The film follows New York City journalist and podcaster Ben Manalowitz (Novak), who travels down south to investigate the suspicious circumstances surrounding the death of his girlfriend. Upon his arrival in West Texas, he meets a variety of interesting and unfamiliar characters, including the rebellious cowboy with a dark side, Quentin Sellers (Kutcher).

While the film does have some serious themes, it’s chiefly a dark comedy, which allowed Ashton Kutcher to bring a bit of his signature humor to the character. In contrast to the New York journalist with his tweed blazers and checked button-downs, Ashton Kutcher’s West Texas iconoclast wears an off-white suit topped with a cowboy hat and mustache.
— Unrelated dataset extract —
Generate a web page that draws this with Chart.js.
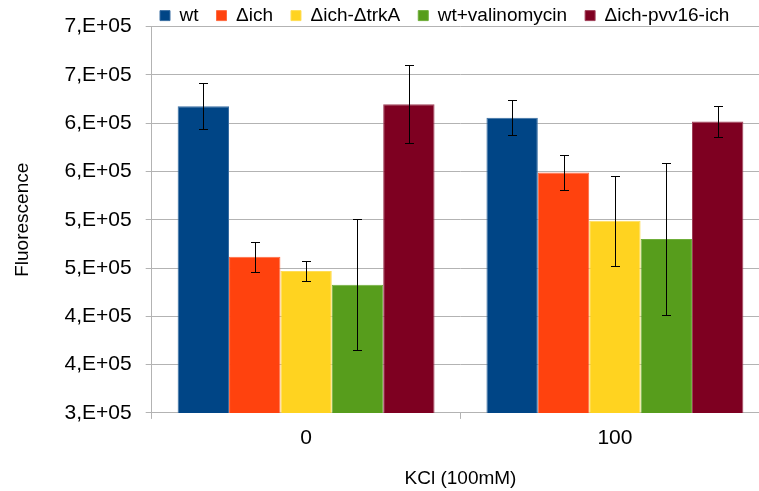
<!DOCTYPE html>
<html>
<head>
<meta charset="utf-8">
<script src="https://cdn.jsdelivr.net/npm/chart.js@4/dist/chart.umd.min.js"></script>
<style>
  html, body { margin: 0; padding: 0; background: #fff; overflow: hidden; }
  #wrap { width: 780px; height: 491px; }
</style>
</head>
<body>
<div id="wrap"><canvas id="chart" width="780" height="491"></canvas></div>
<script>
// data
var categories = ['0', '100'];
var seriesNames = ['wt', '\u0394ich', '\u0394ich-\u0394trkA', 'wt+valinomycin', '\u0394ich-pvv16-ich'];
var wt = [617600, 605500];
var ich = [461700, 548900];
var ichTrkA = [446900, 498900];
var wtValino = [432700, 480000];
var ichPvv = [619700, 601700];
var wtErr = [23700, 18100];
var ichErr = [15500, 18100];
var ichTrkAErr = [10200, 46500];
var wtValinoErr = [67800, 78500];
var ichPvvErr = [40300, 15600];
var yTickLabels = ['3,E+05', '4,E+05', '4,E+05', '5,E+05', '5,E+05', '6,E+05', '6,E+05', '7,E+05', '7,E+05'];

var colors = ['#004586', '#ff420e', '#ffd320', '#579d1c', '#7e0021'];
var borders = ['#3a6fa3', '#ff6a40', '#ffdd55', '#6fae3a', '#a0405a'];
var values = [wt, ich, ichTrkA, wtValino, ichPvv];
var errors = [wtErr, ichErr, ichTrkAErr, wtValinoErr, ichPvvErr];

var font = 'Liberation Sans';

// moves the legend to where the original has it
var legendShift = {
    id: 'legendShift',
    afterLayout: function (chart) {
        var l = chart.legend;
        var dx = 160 - (l.left + l.options.labels.padding);
        var dy = 8.5;
        l.left += dx; l.right += dx;
        l.top += dy; l.bottom += dy;
    }
};

// error bars from the err arrays
var errorBars = {
    id: 'errorBars',
    afterDatasetsDraw: function (chart) {
        var ctx = chart.ctx, y = chart.scales.y;
        ctx.save();
        ctx.strokeStyle = '#000';
        ctx.lineWidth = 1;
        chart.data.datasets.forEach(function (ds, i) {
            var meta = chart.getDatasetMeta(i);
            meta.data.forEach(function (bar, j) {
                var x = Math.round(bar.x) + 0.5;
                var top = Math.round(y.getPixelForValue(ds.data[j] + ds.err[j])) + 0.5;
                var bot = Math.round(y.getPixelForValue(ds.data[j] - ds.err[j])) + 0.5;
                ctx.beginPath();
                ctx.moveTo(x, top); ctx.lineTo(x, bot);
                ctx.moveTo(x - 4.5, top); ctx.lineTo(x + 4.5, top);
                ctx.moveTo(x - 4.5, bot); ctx.lineTo(x + 4.5, bot);
                ctx.stroke();
            });
        });
        ctx.restore();
    }
};

var datasets = seriesNames.map(function (name, i) {
    return {
        label: name,
        data: values[i],
        err: errors[i],
        backgroundColor: colors[i],
        borderColor: borders[i],
        borderWidth: 1,
        categoryPercentage: 0.832,
        barPercentage: 1
    };
});

var ctx = document.getElementById('chart').getContext('2d');
window.myBar = new Chart(ctx, {
    type: 'bar',
    data: { labels: categories, datasets: datasets },
    options: {
        responsive: false,
        animation: false,
        layout: { padding: { top: -29.3, right: 10.7, bottom: 0, left: 0 } },
        plugins: {
            legend: {
                position: 'top',
                align: 'start',
                labels: {
                    boxWidth: 10,
                    boxHeight: 10,
                    padding: 18,
                    color: '#000',
                    font: { family: font, size: 19 }
                }
            },
            tooltip: { enabled: false }
        },
        scales: {
            x: {
                offset: true,
                grid: { offset: true, drawOnChartArea: false, tickLength: 6, color: '#b3b3b3' },
                border: { color: '#b3b3b3' },
                ticks: { color: '#000', padding: 7, font: { family: font, size: 21 } },
                title: {
                    display: true, text: 'KCl (100mM)', color: '#000',
                    font: { family: font, size: 19 },
                    padding: { top: 9.7, bottom: 0.4 }
                }
            },
            y: {
                min: 300000,
                max: 700000,
                afterFit: function (scale) { scale.width = 151.7; },
                grid: { color: '#b3b3b3', tickLength: 6 },
                border: { color: '#b3b3b3' },
                ticks: {
                    stepSize: 50000,
                    color: '#000',
                    padding: 14,
                    font: { family: font, size: 21 },
                    callback: function (v, i) { return yTickLabels[i]; }
                },
                title: {
                    display: true, text: 'Fluorescence', color: '#000',
                    font: { family: font, size: 19 },
                    padding: { top: 11, bottom: 0 }
                }
            }
        }
    },
    plugins: [legendShift, errorBars]
});
</script>
</body>
</html>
‘Vengeance’ Star Ashton Kutcher Reveals the Inspiration for His Character’s Style

In a recent interview with USA Today, Kutcher revealed that his iconic Vengeance outfit was his own creation, put together with inspiration from a favorite classic TV character from his childhood.

“I used to watch a lot of Dukes of Hazzard as a kid,” he explained. “And Boss Hogg used to wear these white suits. So I liked the idea of this character having this pseudo-angelic look. He’s a guy who has taken his own perspective one step too far.”

For Ashton Kutcher, the draw of Vengeance came both in the opportunity to recreate a beloved character and bring a stellar script to life. “This was the best screenplay I’ve read in a decade,” he said. “It captured exactly the state of America right now. It’s a movie about really trying to listen to one another, and not being so quick to judge.”

Why Texas Was Chosen as the Setting for ‘Vengeance’

Like many movies and TV series, the setting of Vengeance is its own character. And for director B.J. Novak, there was no better fit for the role than Texas.

Unlike his character, B.J. Novak is from Massachusetts, not NYC. That said, he’s just as unfamiliar with the south and wanted to feel as out of place as possible in his choice.

Technically, any southern state could have served the same jarring purpose for the main character. Texas, however, has a mystique that simply can’t be replicated.

“Texas is like the celebrity of states,” Novak explained. “It’s so mythical, so I knew it would add a whole other element to the movie. The Alamo is the foundational myth of Texas, and it’s about a loss. And that loss is a call for vengeance.”